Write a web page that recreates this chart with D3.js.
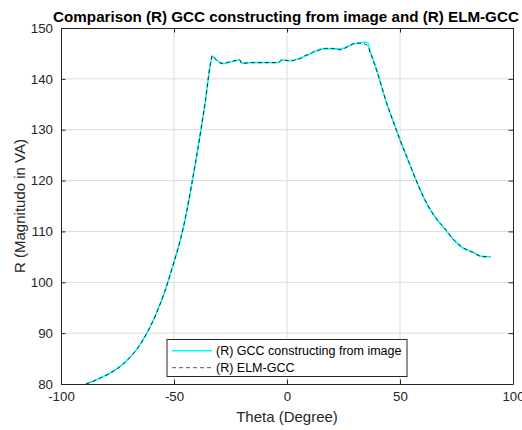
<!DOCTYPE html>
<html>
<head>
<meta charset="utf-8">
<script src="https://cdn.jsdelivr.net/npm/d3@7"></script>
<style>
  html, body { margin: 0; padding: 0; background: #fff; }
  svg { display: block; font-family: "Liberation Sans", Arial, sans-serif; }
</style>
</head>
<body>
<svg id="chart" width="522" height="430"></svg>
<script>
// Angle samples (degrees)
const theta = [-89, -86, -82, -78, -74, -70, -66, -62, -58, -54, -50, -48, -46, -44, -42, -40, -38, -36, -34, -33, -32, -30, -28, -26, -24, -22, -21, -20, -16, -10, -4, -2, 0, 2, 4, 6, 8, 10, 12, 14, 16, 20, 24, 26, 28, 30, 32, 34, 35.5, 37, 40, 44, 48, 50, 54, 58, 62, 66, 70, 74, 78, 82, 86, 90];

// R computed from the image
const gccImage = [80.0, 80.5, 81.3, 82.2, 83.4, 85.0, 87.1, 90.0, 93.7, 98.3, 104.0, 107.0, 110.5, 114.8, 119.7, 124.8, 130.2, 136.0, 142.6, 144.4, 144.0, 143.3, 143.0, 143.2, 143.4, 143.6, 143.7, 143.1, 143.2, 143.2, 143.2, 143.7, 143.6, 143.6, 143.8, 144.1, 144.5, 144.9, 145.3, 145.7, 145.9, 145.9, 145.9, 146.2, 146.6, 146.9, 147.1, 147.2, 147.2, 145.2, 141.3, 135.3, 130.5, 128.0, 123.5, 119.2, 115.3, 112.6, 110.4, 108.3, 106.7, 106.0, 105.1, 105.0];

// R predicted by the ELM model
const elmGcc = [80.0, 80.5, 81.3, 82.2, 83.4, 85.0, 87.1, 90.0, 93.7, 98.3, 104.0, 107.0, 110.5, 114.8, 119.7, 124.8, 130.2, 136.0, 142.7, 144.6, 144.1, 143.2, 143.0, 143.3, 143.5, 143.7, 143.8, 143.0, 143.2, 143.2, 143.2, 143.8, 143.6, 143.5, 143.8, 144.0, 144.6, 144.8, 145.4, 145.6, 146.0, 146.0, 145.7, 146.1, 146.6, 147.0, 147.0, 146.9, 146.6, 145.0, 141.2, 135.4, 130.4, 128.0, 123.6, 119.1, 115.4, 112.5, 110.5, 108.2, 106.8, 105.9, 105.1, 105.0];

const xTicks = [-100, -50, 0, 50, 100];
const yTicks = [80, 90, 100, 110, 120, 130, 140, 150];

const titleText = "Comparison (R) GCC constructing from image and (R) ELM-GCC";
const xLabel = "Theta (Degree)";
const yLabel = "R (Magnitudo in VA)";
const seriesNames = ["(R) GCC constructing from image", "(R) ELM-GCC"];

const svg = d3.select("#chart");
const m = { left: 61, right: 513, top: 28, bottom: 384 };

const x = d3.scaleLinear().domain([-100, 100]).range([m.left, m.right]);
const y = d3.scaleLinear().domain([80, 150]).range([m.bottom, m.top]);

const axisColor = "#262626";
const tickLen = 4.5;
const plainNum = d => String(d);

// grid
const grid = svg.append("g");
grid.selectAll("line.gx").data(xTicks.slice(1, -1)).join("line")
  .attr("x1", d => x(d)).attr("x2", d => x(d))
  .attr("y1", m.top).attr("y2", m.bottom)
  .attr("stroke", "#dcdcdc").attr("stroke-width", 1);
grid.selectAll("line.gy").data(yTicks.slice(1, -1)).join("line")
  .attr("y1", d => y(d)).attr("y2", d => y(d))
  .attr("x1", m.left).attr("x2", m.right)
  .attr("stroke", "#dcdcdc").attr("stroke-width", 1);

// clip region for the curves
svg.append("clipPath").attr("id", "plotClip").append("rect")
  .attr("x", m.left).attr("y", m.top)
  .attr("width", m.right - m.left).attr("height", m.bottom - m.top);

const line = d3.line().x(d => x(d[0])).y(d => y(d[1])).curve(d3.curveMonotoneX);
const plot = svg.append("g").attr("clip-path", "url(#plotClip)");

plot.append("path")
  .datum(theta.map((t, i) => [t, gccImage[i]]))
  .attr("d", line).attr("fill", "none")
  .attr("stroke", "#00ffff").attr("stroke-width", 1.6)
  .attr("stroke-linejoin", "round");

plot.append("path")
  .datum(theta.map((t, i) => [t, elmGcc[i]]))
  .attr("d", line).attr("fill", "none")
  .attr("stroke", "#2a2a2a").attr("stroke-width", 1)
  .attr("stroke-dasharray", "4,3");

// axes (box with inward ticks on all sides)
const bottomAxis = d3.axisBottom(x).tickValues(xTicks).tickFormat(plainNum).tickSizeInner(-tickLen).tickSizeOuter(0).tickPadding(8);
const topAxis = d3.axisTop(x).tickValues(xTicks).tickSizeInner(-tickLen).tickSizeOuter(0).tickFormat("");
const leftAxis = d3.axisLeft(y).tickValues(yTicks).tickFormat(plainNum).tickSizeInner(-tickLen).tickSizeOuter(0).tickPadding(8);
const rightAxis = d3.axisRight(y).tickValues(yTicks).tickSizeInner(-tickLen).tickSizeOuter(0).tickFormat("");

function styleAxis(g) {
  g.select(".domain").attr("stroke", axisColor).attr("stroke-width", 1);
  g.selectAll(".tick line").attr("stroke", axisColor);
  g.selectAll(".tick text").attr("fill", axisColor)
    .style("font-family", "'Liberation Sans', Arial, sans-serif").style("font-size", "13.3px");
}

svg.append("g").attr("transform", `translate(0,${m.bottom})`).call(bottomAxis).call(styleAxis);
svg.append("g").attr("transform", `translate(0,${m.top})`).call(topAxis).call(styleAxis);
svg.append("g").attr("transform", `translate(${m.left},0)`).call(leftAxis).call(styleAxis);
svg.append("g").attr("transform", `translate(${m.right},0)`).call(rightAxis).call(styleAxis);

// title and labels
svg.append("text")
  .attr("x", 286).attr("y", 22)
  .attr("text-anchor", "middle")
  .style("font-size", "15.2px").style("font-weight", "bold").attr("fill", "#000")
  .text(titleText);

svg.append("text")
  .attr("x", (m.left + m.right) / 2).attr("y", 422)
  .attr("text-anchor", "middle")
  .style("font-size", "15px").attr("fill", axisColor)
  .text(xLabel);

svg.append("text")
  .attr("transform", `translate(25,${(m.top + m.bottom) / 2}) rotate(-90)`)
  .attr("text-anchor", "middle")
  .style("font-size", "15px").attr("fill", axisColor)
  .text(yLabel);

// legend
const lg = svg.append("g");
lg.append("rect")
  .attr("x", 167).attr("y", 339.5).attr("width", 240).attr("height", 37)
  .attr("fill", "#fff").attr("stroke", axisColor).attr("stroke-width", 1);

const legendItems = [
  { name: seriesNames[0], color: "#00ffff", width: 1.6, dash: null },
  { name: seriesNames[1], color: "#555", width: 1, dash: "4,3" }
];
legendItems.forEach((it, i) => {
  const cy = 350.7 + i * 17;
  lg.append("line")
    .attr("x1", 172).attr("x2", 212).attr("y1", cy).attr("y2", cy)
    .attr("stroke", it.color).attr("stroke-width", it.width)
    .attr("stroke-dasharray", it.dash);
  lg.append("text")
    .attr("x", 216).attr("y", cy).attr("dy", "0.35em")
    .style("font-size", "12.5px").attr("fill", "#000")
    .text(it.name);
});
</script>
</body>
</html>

Work to do →
With the pictures left out, restate word for word every line of the data above, from the first down to the line that contains "106.0, 105.1, 105.0];".

Solution to the exercise →
Write a web page that recreates this chart with D3.js.
<!DOCTYPE html>
<html>
<head>
<meta charset="utf-8">
<script src="https://cdn.jsdelivr.net/npm/d3@7"></script>
<style>
  html, body { margin: 0; padding: 0; background: #fff; }
  svg { display: block; font-family: "Liberation Sans", Arial, sans-serif; }
</style>
</head>
<body>
<svg id="chart" width="522" height="430"></svg>
<script>
// Angle samples (degrees)
const theta = [-89, -86, -82, -78, -74, -70, -66, -62, -58, -54, -50, -48, -46, -44, -42, -40, -38, -36, -34, -33, -32, -30, -28, -26, -24, -22, -21, -20, -16, -10, -4, -2, 0, 2, 4, 6, 8, 10, 12, 14, 16, 20, 24, 26, 28, 30, 32, 34, 35.5, 37, 40, 44, 48, 50, 54, 58, 62, 66, 70, 74, 78, 82, 86, 90];

// R computed from the image
const gccImage = [80.0, 80.5, 81.3, 82.2, 83.4, 85.0, 87.1, 90.0, 93.7, 98.3, 104.0, 107.0, 110.5, 114.8, 119.7, 124.8, 130.2, 136.0, 142.6, 144.4, 144.0, 143.3, 143.0, 143.2, 143.4, 143.6, 143.7, 143.1, 143.2, 143.2, 143.2, 143.7, 143.6, 143.6, 143.8, 144.1, 144.5, 144.9, 145.3, 145.7, 145.9, 145.9, 145.9, 146.2, 146.6, 146.9, 147.1, 147.2, 147.2, 145.2, 141.3, 135.3, 130.5, 128.0, 123.5, 119.2, 115.3, 112.6, 110.4, 108.3, 106.7, 106.0, 105.1, 105.0];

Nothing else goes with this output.